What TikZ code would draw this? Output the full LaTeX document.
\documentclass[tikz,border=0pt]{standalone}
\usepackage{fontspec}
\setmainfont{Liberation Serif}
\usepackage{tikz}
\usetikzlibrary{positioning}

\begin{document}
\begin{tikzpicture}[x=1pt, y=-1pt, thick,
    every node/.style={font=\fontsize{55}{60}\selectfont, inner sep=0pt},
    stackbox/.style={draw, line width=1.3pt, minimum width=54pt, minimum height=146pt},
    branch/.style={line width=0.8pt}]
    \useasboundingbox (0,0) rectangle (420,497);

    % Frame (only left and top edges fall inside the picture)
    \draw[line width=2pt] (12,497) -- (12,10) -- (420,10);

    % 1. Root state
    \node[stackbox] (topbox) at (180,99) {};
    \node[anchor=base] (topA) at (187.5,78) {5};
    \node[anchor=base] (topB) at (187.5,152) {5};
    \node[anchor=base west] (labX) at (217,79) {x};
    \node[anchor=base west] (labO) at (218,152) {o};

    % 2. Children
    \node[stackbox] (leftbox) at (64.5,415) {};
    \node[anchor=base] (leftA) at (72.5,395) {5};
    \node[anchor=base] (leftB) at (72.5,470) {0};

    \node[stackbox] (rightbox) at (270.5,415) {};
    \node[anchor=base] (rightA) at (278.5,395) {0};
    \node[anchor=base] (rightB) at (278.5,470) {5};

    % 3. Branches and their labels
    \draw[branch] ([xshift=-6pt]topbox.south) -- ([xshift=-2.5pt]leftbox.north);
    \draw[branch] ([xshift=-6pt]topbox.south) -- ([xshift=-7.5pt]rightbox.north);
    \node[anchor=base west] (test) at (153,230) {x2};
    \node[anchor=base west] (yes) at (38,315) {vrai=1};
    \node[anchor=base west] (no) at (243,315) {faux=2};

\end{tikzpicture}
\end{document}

━━━━━━━━━━━━━━━━━━━━

_Exercise prompt_. Nothing in the data may differ; print all of it exactly as written.

_Exercise response_.
What TikZ code would draw this? Output the full LaTeX document.
\documentclass[tikz,border=0pt]{standalone}
\usepackage{fontspec}
\setmainfont{Liberation Serif}
\usepackage{tikz}
\usetikzlibrary{positioning}

\begin{document}
\begin{tikzpicture}[x=1pt, y=-1pt, thick,
    every node/.style={font=\fontsize{55}{60}\selectfont, inner sep=0pt},
    stackbox/.style={draw, line width=1.3pt, minimum width=54pt, minimum height=146pt},
    branch/.style={line width=0.8pt}]
    \useasboundingbox (0,0) rectangle (420,497);

    % Frame (only left and top edges fall inside the picture)
    \draw[line width=2pt] (12,497) -- (12,10) -- (420,10);

    % 1. Root state
    \node[stackbox] (topbox) at (180,99) {};
    \node[anchor=base] (topA) at (187.5,78) {5};
    \node[anchor=base] (topB) at (187.5,152) {5};
    \node[anchor=base west] (labX) at (217,79) {x};
    \node[anchor=base west] (labO) at (218,152) {o};

    % 2. Children
    \node[stackbox] (leftbox) at (64.5,415) {};
    \node[anchor=base] (leftA) at (72.5,395) {5};
    \node[anchor=base] (leftB) at (72.5,470) {0};

    \node[stackbox] (rightbox) at (270.5,415) {};
    \node[anchor=base] (rightA) at (278.5,395) {0};
    \node[anchor=base] (rightB) at (278.5,470) {5};

    % 3. Branches and their labels
    \draw[branch] ([xshift=-6pt]topbox.south) -- ([xshift=-2.5pt]leftbox.north);
    \draw[branch] ([xshift=-6pt]topbox.south) -- ([xshift=-7.5pt]rightbox.north);
    \node[anchor=base west] (test) at (153,230) {x2};
    \node[anchor=base west] (yes) at (38,315) {vrai=1};
    \node[anchor=base west] (no) at (243,315) {faux=2};

\end{tikzpicture}
\end{document}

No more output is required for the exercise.